**GIVEN TASK:** From the top of the entries, reproduce each line exactly, stopping after the line that contains "minimum size=1.32cm] (x)". Omit pictures.
*** DATASET ***
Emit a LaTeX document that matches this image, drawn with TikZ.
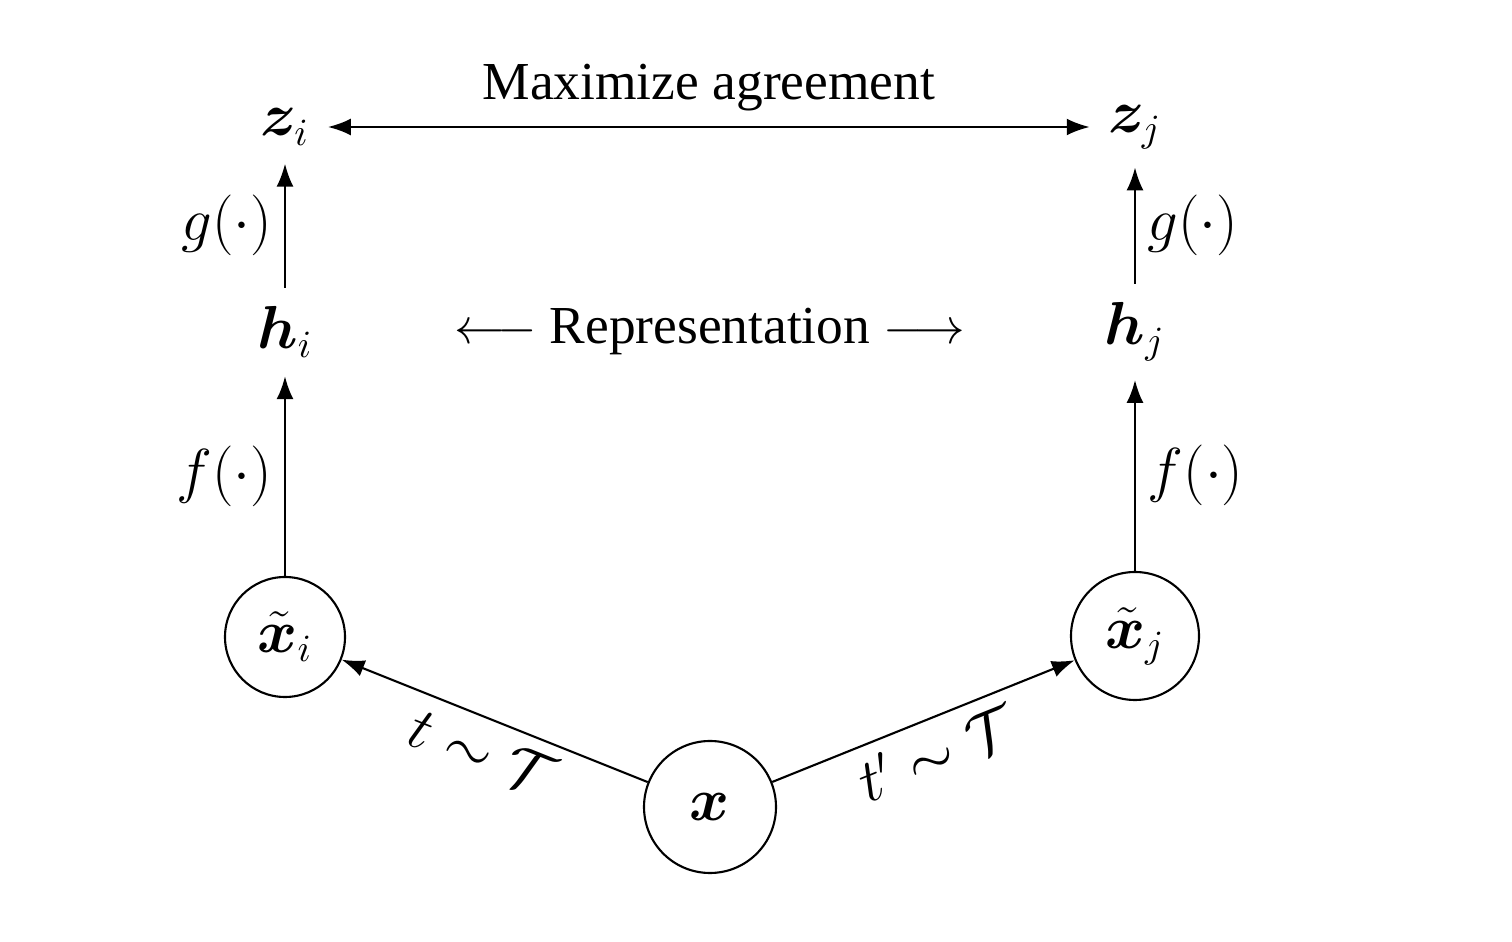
\documentclass[tikz,border=0pt]{standalone}
\usepackage{amsmath}
\usepackage{bm}
\usepackage{fontspec}
\setmainfont{Liberation Serif}
\usetikzlibrary{arrows.meta, calc}

\begin{document}
\begin{tikzpicture}[font=\fontsize{15.2}{18}\selectfont, semithick,
    >={Latex[length=6.5pt,width=4.8pt]},
    mlabel/.style={font=\fontsize{16.2}{19}\selectfont},
    vecnode/.style={mlabel, inner sep=5pt},
    sample/.style={mlabel, circle, draw, inner sep=0pt}]
  \useasboundingbox (0,0) rectangle (15.12,-9.42);

  % outputs and representations
  \node[vecnode] (zi) at (2.85,-1.27) {$\bm{z}_i$};
  \node[vecnode] (zj) at (11.35,-1.27) {$\bm{z}_j$};
  \node[vecnode] (hi) at (2.85,-3.32) {$\bm{h}_i$};
  \node[vecnode] (hj) at (11.35,-3.32) {$\bm{h}_j$};

  % augmented views and input
  \node[sample, minimum size=1.20cm] (xti) at (2.85,-6.37) {$\bm{\tilde{x}}_i$};
  \node[sample, minimum size=1.28cm] (xtj) at (11.35,-6.36) {$\bm{\tilde{x}}_j$};
  \node[sample, minimum size=1.32cm] (x) at (7.10,-8.07) {$\bm{x}$};

  \node (rep) at ($(hi)!0.5!(hj)$) {$\longleftarrow$ Representation $\longrightarrow$};

  \draw[<->] (zi) -- node[above=1pt] {Maximize agreement} (zj);
  \draw[->] (hi) -- node[left, mlabel] {$g(\cdot)$} (zi);
  \draw[->] (hj) -- node[right, mlabel] {$g(\cdot)$} (zj);
  \draw[->] (xti) -- node[left, mlabel] {$f(\cdot)$} (hi);
  \draw[->] (xtj) -- node[right, mlabel] {$f(\cdot)$} (hj);
  \draw[->] (x) -- node[sloped, below, mlabel] {$t\sim\mathcal{T}$} (xti);
  \draw[->] (x) -- node[sloped, below, mlabel] {$t'\sim\mathcal{T}$} (xtj);
\end{tikzpicture}
\end{document}
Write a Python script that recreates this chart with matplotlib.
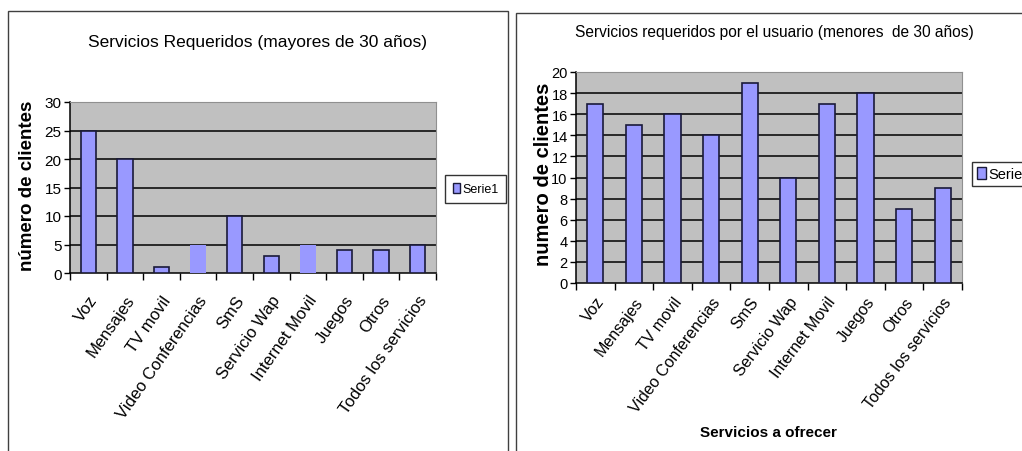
import matplotlib
matplotlib.use('Agg')
import matplotlib.pyplot as plt
import matplotlib.ticker as ticker
from matplotlib.patches import Rectangle, Patch
import numpy as np

servicios = ['Voz', 'Mensajes', 'TV movil', 'Video Conferencias', 'SmS',
             'Servicio Wap', 'Internet Movil', 'Juegos', 'Otros',
             'Todos los servicios']
mayores = [25, 20, 1, 5, 10, 3, 5, 4, 4, 5]
menores = [17, 15, 16, 14, 19, 10, 17, 18, 7, 9]

title_left = 'Servicios Requeridos (mayores de 30 años)'
title_right = 'Servicios requeridos por el usuario (menores  de 30 años)'
ylabel_left = 'número de clientes'
ylabel_right = 'numero de clientes'
xlabel_right = 'Servicios a ofrecer'
serie = 'Serie1'

fam = ['Liberation Sans', 'DejaVu Sans']

W, H = 1022, 452
fig = plt.figure(figsize=(W / 100, H / 100), dpi=100)
fig.patch.set_facecolor('white')

def px(x0, y0, x1, y1):
    return [x0 / W, 1 - y1 / H, (x1 - x0) / W, (y1 - y0) / H]

# panel borders
fig.patches.append(Rectangle((8 / W, -0.05), (508 - 8) / W, 1.05 - 12 / H,
                             transform=fig.transFigure, fill=False,
                             edgecolor='#404040', lw=1))
fig.patches.append(Rectangle((516 / W, -0.05), 0.6, 1.05 - 14 / H,
                             transform=fig.transFigure, fill=False,
                             edgecolor='#404040', lw=1))

def bar_panel(rect, values, ymax, step, xfs, yfs, rot, pad, no_edge=()):
    ax = fig.add_axes(rect)
    ax.set_facecolor('#c0c0c0')
    x = np.arange(len(values))
    edges = ['none' if i in no_edge else '#1a1a3a' for i in range(len(values))]
    ax.bar(x, values, width=0.42, color='#9999ff', edgecolor=edges,
           linewidth=1.2, zorder=3)
    ax.set_xlim(-0.5, len(values) - 0.5)
    ax.set_ylim(0, ymax)
    ax.yaxis.set_major_locator(ticker.MultipleLocator(step))
    for v in np.arange(step, ymax, step):
        ax.axhline(v, color='black', lw=1.1, zorder=2)
    ax.set_xticks(x)
    ax.set_xticks(np.arange(-0.5, len(values)), minor=True)
    ax.set_xticklabels(servicios, rotation=rot, ha='right', va='top',
                       rotation_mode='anchor', fontsize=xfs, family=fam)
    ax.tick_params(axis='x', which='major', length=0, pad=pad)
    ax.tick_params(axis='x', which='minor', length=5, direction='out', width=1)
    ax.tick_params(axis='y', length=4, direction='out', width=1,
                   labelsize=yfs, pad=2)
    for lab in ax.get_yticklabels():
        lab.set_family(fam)
    for s in ['top', 'right']:
        ax.spines[s].set_color('#909090')
    for s in ['left', 'bottom']:
        ax.spines[s].set_color('black')
        ax.spines[s].set_linewidth(1.1)
    return ax

ax1 = bar_panel(px(70, 103, 436, 274), mayores, 30, 5, 12, 11, 55, 14,
                no_edge=(3, 6))
ax2 = bar_panel(px(576, 73, 962, 284), menores, 20, 2, 11.5, 10.5, 53, 8)

fig.text(258 / W, 1 - 43 / H, title_left, ha='center', va='center',
         fontsize=12.5, family=fam)
fig.text(774 / W, 1 - 32 / H, title_right, ha='center', va='center',
         fontsize=11.2, family=fam)
fig.text(28 / W, 1 - 186 / H, ylabel_left, ha='center', va='center',
         rotation=90, fontsize=13.5, fontweight='bold', family=fam)
fig.text(543 / W, 1 - 174 / H, ylabel_right, ha='center', va='center',
         rotation=90, fontsize=14.5, fontweight='bold', family=fam)
fig.text(768 / W, 1 - 433 / H, xlabel_right, ha='center', va='center',
         fontsize=11, fontweight='bold', family=fam)

handle = [Patch(facecolor='#9999ff', edgecolor='#1a1a3a', lw=1)]
for xa, ya, fs, bp in [(445, 190, 9, 0.6), (972, 175, 10.5, 0.35)]:
    leg = fig.legend(handle, [serie], loc='center left',
                     bbox_to_anchor=(xa / W, 1 - ya / H), frameon=True,
                     fancybox=False, edgecolor='black', handlelength=0.6,
                     handleheight=0.8, handletextpad=0.2, borderpad=bp,
                     borderaxespad=0, prop={'family': fam, 'size': fs})
    leg.get_frame().set_linewidth(1)

fig.savefig('out.png', dpi=100)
***
**PROBLEM SOLUTION:**
Emit a LaTeX document that matches this image, drawn with TikZ.
\documentclass[tikz,border=0pt]{standalone}
\usepackage{amsmath}
\usepackage{bm}
\usepackage{fontspec}
\setmainfont{Liberation Serif}
\usetikzlibrary{arrows.meta, calc}

\begin{document}
\begin{tikzpicture}[font=\fontsize{15.2}{18}\selectfont, semithick,
    >={Latex[length=6.5pt,width=4.8pt]},
    mlabel/.style={font=\fontsize{16.2}{19}\selectfont},
    vecnode/.style={mlabel, inner sep=5pt},
    sample/.style={mlabel, circle, draw, inner sep=0pt}]
  \useasboundingbox (0,0) rectangle (15.12,-9.42);

  % outputs and representations
  \node[vecnode] (zi) at (2.85,-1.27) {$\bm{z}_i$};
  \node[vecnode] (zj) at (11.35,-1.27) {$\bm{z}_j$};
  \node[vecnode] (hi) at (2.85,-3.32) {$\bm{h}_i$};
  \node[vecnode] (hj) at (11.35,-3.32) {$\bm{h}_j$};

  % augmented views and input
  \node[sample, minimum size=1.20cm] (xti) at (2.85,-6.37) {$\bm{\tilde{x}}_i$};
  \node[sample, minimum size=1.28cm] (xtj) at (11.35,-6.36) {$\bm{\tilde{x}}_j$};
  \node[sample, minimum size=1.32cm] (x) at (7.10,-8.07) {$\bm{x}$};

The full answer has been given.